* INSTRUCTIONS FOR THE TASK
Restate the whole of the material. Keep every word, and drop the pictures.

* AVAILABLE DATA

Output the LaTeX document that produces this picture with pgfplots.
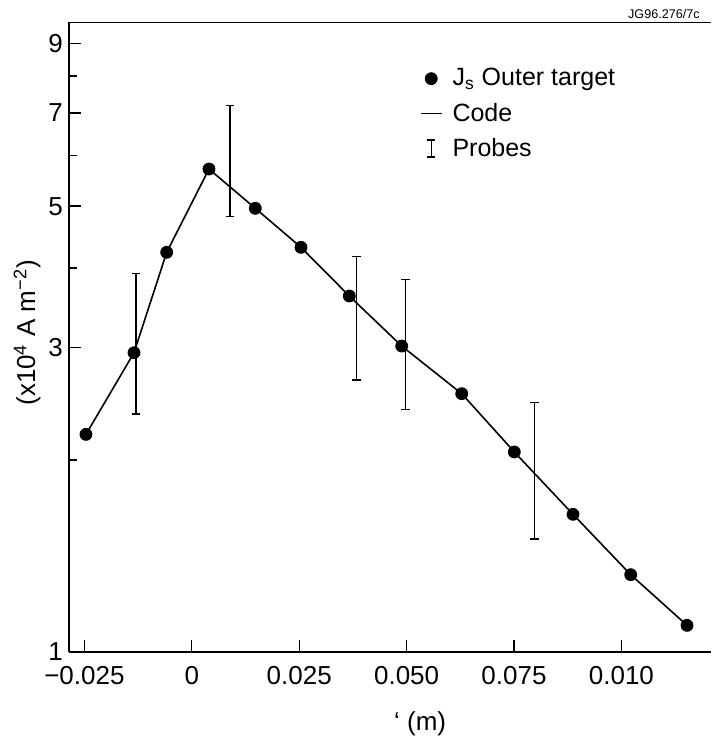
\documentclass[border=0pt]{standalone}
\usepackage{pgfplots}
\pgfplotsset{compat=1.18}
\usepackage{fontspec}
\setmainfont{Liberation Sans}
\begin{document}
\begin{tikzpicture}
\useasboundingbox (-34.5pt,-45pt) rectangle (321pt,326pt);
\begin{axis}[
  at={(0pt,0pt)}, anchor=south west,
  scale only axis, width=321pt, height=314.75pt,
  ymode=log, xmin=-0.02858, xmax=0.12085, ymin=1, ymax=9.705,
  axis x line=box, axis y line=left,
  axis line style={-, line width=0.8pt},
  xtick pos=bottom, ytick pos=left,
  xtick={-0.025,0,0.025,0.05,0.075,0.1},
  xticklabels={−0.025,0,0.025,0.050,0.075,0.010},
  ytick={1,3,5,7,9}, yticklabels={1,3,5,7,9},
  minor ytick={2,4,6,8},
  tick align=inside,
  major tick length=6pt, minor tick length=4pt,
  every tick/.style={black, line width=0.7pt},
  tick label style={font=\fontsize{13}{15}\selectfont},
  xticklabel style={yshift=-3.5pt},
  yticklabel style={xshift=0.5pt},
  ylabel={(x10\textsuperscript{4} A m\textsuperscript{−2})},
  ylabel style={font=\fontsize{13}{15}\selectfont, at={(axis description cs:-0.0654,0.507)}, anchor=center},
  xlabel={‘ (m)},
  xlabel style={font=\fontsize{13}{15}\selectfont, at={(axis description cs:0.547,-0.114)}, anchor=center},
  legend cell align=left,
  legend style={draw=none, fill=none, at={(axis description cs:0.546,0.934)}, anchor=north west,
    font=\fontsize{12.5}{15}\selectfont, row sep=3pt, inner sep=0pt,
    nodes={inner xsep=5pt}},
]
\addlegendimage{legend image code/.code={\fill[black] (5.25pt,0pt) circle (3pt);}}
\addlegendentry{J\textsubscript{s} Outer target}
\addlegendimage{legend image code/.code={\draw[black, line width=0.8pt] (0pt,0pt) -- (10.5pt,0pt);}}
\addlegendentry{Code}
\addlegendimage{legend image code/.code={\draw[black, line width=0.6pt] (5.25pt,-4.25pt) -- (5.25pt,4.25pt) (3.25pt,-4.25pt) -- (7.25pt,-4.25pt) (3.25pt,4.25pt) -- (7.25pt,4.25pt);}}
\addlegendentry{Probes}

% Code line
\addplot[black, line width=0.8pt, no marks, forget plot] coordinates {
(-0.02463,2.194) (-0.01345,2.946) (-0.00584,4.233) (0.00400,5.718) (0.01478,4.962)
(0.02542,4.310) (0.03666,3.616) (0.04886,3.018) (0.06283,2.541) (0.07507,2.059)
(0.08873,1.644) (0.10216,1.322) (0.11527,1.101)};
% Js outer target
\addplot[black, only marks, mark=*, mark size=3pt, forget plot] coordinates {
(-0.02463,2.194) (-0.01345,2.946) (-0.00584,4.233) (0.00400,5.718) (0.01478,4.962)
(0.02542,4.310) (0.03666,3.616) (0.04886,3.018) (0.06283,2.541) (0.07507,2.059)
(0.08873,1.644) (0.10216,1.322) (0.11527,1.101)};
% Probes
\addplot[black, line width=0.65pt, mark=-, mark size=2.2pt, mark options={line width=0.65pt}, forget plot] coordinates {(-0.01299,2.361) (-0.01299,3.924)};
\addplot[black, line width=0.65pt, mark=-, mark size=2.2pt, mark options={line width=0.65pt}, forget plot] coordinates {(0.00889,4.814) (0.00889,7.19)};
\addplot[black, line width=0.65pt, mark=-, mark size=2.2pt, mark options={line width=0.65pt}, forget plot] coordinates {(0.03838,2.670) (0.03838,4.166)};
\addplot[black, line width=0.65pt, mark=-, mark size=2.2pt, mark options={line width=0.65pt}, forget plot] coordinates {(0.04979,2.402) (0.04979,3.840)};
\addplot[black, line width=0.65pt, mark=-, mark size=2.2pt, mark options={line width=0.65pt}, forget plot] coordinates {(0.07972,1.504) (0.07972,2.463)};
\end{axis}
\node[anchor=base east, font=\fontsize{6.3}{7}\selectfont, inner sep=0pt] at (315.5pt,316.5pt) {JG96.276/7c};
\end{tikzpicture}
\end{document}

* RESULT
Output the LaTeX document that produces this picture with pgfplots.
\documentclass[border=0pt]{standalone}
\usepackage{pgfplots}
\pgfplotsset{compat=1.18}
\usepackage{fontspec}
\setmainfont{Liberation Sans}
\begin{document}
\begin{tikzpicture}
\useasboundingbox (-34.5pt,-45pt) rectangle (321pt,326pt);
\begin{axis}[
  at={(0pt,0pt)}, anchor=south west,
  scale only axis, width=321pt, height=314.75pt,
  ymode=log, xmin=-0.02858, xmax=0.12085, ymin=1, ymax=9.705,
  axis x line=box, axis y line=left,
  axis line style={-, line width=0.8pt},
  xtick pos=bottom, ytick pos=left,
  xtick={-0.025,0,0.025,0.05,0.075,0.1},
  xticklabels={−0.025,0,0.025,0.050,0.075,0.010},
  ytick={1,3,5,7,9}, yticklabels={1,3,5,7,9},
  minor ytick={2,4,6,8},
  tick align=inside,
  major tick length=6pt, minor tick length=4pt,
  every tick/.style={black, line width=0.7pt},
  tick label style={font=\fontsize{13}{15}\selectfont},
  xticklabel style={yshift=-3.5pt},
  yticklabel style={xshift=0.5pt},
  ylabel={(x10\textsuperscript{4} A m\textsuperscript{−2})},
  ylabel style={font=\fontsize{13}{15}\selectfont, at={(axis description cs:-0.0654,0.507)}, anchor=center},
  xlabel={‘ (m)},
  xlabel style={font=\fontsize{13}{15}\selectfont, at={(axis description cs:0.547,-0.114)}, anchor=center},
  legend cell align=left,
  legend style={draw=none, fill=none, at={(axis description cs:0.546,0.934)}, anchor=north west,
    font=\fontsize{12.5}{15}\selectfont, row sep=3pt, inner sep=0pt,
    nodes={inner xsep=5pt}},
]
\addlegendimage{legend image code/.code={\fill[black] (5.25pt,0pt) circle (3pt);}}
\addlegendentry{J\textsubscript{s} Outer target}
\addlegendimage{legend image code/.code={\draw[black, line width=0.8pt] (0pt,0pt) -- (10.5pt,0pt);}}
\addlegendentry{Code}
\addlegendimage{legend image code/.code={\draw[black, line width=0.6pt] (5.25pt,-4.25pt) -- (5.25pt,4.25pt) (3.25pt,-4.25pt) -- (7.25pt,-4.25pt) (3.25pt,4.25pt) -- (7.25pt,4.25pt);}}
\addlegendentry{Probes}

% Code line
\addplot[black, line width=0.8pt, no marks, forget plot] coordinates {
(-0.02463,2.194) (-0.01345,2.946) (-0.00584,4.233) (0.00400,5.718) (0.01478,4.962)
(0.02542,4.310) (0.03666,3.616) (0.04886,3.018) (0.06283,2.541) (0.07507,2.059)
(0.08873,1.644) (0.10216,1.322) (0.11527,1.101)};
% Js outer target
\addplot[black, only marks, mark=*, mark size=3pt, forget plot] coordinates {
(-0.02463,2.194) (-0.01345,2.946) (-0.00584,4.233) (0.00400,5.718) (0.01478,4.962)
(0.02542,4.310) (0.03666,3.616) (0.04886,3.018) (0.06283,2.541) (0.07507,2.059)
(0.08873,1.644) (0.10216,1.322) (0.11527,1.101)};
% Probes
\addplot[black, line width=0.65pt, mark=-, mark size=2.2pt, mark options={line width=0.65pt}, forget plot] coordinates {(-0.01299,2.361) (-0.01299,3.924)};
\addplot[black, line width=0.65pt, mark=-, mark size=2.2pt, mark options={line width=0.65pt}, forget plot] coordinates {(0.00889,4.814) (0.00889,7.19)};
\addplot[black, line width=0.65pt, mark=-, mark size=2.2pt, mark options={line width=0.65pt}, forget plot] coordinates {(0.03838,2.670) (0.03838,4.166)};
\addplot[black, line width=0.65pt, mark=-, mark size=2.2pt, mark options={line width=0.65pt}, forget plot] coordinates {(0.04979,2.402) (0.04979,3.840)};
\addplot[black, line width=0.65pt, mark=-, mark size=2.2pt, mark options={line width=0.65pt}, forget plot] coordinates {(0.07972,1.504) (0.07972,2.463)};
\end{axis}
\node[anchor=base east, font=\fontsize{6.3}{7}\selectfont, inner sep=0pt] at (315.5pt,316.5pt) {JG96.276/7c};
\end{tikzpicture}
\end{document}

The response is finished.